Task material ▸

** Begin **

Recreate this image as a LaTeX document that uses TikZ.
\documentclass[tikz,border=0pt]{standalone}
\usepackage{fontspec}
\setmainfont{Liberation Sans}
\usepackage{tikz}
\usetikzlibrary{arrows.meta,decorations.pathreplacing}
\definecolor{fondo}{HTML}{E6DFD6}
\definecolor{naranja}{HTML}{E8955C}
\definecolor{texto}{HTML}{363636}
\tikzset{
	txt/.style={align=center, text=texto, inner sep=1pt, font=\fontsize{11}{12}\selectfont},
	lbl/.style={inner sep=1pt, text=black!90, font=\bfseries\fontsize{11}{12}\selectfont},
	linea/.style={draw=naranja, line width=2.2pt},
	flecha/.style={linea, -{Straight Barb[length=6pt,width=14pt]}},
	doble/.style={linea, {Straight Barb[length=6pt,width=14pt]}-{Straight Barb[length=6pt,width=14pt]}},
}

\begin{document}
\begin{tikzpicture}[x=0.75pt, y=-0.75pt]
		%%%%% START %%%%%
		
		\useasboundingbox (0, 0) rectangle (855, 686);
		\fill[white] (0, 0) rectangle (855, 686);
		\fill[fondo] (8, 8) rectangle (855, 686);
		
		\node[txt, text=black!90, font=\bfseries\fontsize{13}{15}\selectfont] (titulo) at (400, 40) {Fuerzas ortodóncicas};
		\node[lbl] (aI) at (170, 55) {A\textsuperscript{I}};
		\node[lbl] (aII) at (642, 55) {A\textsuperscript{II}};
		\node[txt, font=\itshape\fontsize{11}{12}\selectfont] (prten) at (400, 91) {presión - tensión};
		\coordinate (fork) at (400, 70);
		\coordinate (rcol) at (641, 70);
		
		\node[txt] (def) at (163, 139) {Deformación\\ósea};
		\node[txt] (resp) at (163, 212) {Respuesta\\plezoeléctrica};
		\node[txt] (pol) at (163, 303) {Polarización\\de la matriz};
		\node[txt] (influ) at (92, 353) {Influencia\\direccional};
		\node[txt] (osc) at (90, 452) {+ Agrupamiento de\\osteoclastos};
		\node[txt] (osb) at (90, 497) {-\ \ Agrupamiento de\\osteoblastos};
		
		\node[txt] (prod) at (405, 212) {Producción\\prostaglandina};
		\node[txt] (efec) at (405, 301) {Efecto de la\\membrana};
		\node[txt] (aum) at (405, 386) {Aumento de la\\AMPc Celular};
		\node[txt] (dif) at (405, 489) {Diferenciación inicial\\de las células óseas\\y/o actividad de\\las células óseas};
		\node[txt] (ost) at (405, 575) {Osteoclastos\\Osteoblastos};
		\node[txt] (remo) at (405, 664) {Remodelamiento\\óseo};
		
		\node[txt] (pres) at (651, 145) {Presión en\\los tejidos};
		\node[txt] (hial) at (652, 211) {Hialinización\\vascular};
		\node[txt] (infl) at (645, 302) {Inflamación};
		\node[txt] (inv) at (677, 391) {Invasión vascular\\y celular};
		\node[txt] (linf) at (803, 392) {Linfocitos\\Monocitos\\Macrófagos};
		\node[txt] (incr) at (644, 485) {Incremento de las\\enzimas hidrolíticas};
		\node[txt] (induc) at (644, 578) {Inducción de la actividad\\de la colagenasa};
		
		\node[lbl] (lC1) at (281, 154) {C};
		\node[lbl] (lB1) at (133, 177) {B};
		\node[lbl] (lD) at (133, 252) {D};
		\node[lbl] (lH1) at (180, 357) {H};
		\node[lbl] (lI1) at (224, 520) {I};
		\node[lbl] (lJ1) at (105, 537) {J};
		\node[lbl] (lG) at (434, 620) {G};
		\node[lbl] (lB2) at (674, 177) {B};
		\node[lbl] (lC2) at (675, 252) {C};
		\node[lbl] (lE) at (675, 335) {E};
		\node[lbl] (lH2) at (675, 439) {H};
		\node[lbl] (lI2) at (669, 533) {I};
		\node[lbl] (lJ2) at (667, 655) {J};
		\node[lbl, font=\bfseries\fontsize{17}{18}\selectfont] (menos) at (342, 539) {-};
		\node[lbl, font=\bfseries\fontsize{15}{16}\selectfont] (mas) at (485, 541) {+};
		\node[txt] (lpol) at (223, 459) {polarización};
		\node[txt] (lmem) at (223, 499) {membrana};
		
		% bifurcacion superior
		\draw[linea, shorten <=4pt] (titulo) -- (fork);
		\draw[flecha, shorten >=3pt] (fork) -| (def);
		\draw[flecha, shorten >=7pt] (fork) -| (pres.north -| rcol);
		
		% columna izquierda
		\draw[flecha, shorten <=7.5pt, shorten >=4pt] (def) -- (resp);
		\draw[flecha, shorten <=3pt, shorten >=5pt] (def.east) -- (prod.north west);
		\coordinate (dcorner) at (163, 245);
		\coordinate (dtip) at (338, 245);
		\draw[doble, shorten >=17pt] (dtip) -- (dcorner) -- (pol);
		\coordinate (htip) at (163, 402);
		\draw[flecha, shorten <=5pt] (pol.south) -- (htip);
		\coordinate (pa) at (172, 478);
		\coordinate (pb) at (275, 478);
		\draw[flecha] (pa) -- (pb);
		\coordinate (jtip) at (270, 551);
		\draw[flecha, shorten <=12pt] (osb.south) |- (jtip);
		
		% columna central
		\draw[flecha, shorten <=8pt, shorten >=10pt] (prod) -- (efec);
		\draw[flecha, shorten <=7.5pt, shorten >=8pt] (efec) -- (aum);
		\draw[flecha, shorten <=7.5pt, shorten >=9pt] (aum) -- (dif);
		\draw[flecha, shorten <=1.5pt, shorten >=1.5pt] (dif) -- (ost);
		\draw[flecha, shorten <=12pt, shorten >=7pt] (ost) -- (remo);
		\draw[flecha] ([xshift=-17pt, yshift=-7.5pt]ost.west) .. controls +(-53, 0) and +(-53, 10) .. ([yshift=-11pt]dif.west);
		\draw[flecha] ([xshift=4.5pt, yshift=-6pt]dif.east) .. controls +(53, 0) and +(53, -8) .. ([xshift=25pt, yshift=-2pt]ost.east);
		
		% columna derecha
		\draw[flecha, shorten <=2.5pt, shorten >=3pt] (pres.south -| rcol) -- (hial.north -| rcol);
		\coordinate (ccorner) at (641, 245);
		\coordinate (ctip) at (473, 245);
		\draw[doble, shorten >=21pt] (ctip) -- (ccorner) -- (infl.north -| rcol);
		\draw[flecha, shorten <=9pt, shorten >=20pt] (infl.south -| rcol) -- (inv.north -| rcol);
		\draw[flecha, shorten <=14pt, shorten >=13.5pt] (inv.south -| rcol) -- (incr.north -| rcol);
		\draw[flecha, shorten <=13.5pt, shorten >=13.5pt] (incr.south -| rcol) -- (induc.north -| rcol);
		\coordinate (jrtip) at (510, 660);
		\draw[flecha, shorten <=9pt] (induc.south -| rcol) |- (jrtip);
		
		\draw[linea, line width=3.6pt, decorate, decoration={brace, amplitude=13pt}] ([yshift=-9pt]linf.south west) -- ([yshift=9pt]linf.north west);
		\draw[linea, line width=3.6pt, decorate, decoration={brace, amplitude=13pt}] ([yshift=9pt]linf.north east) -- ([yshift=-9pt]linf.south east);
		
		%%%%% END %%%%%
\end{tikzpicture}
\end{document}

** End **
** Begin **

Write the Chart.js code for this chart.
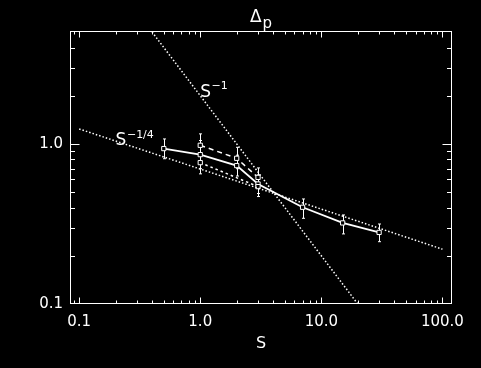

** End **

Task description ▸ Tally the lines of the preceding listing in which the word "this" appears; state nothing but the total.

Task answer ▸ 2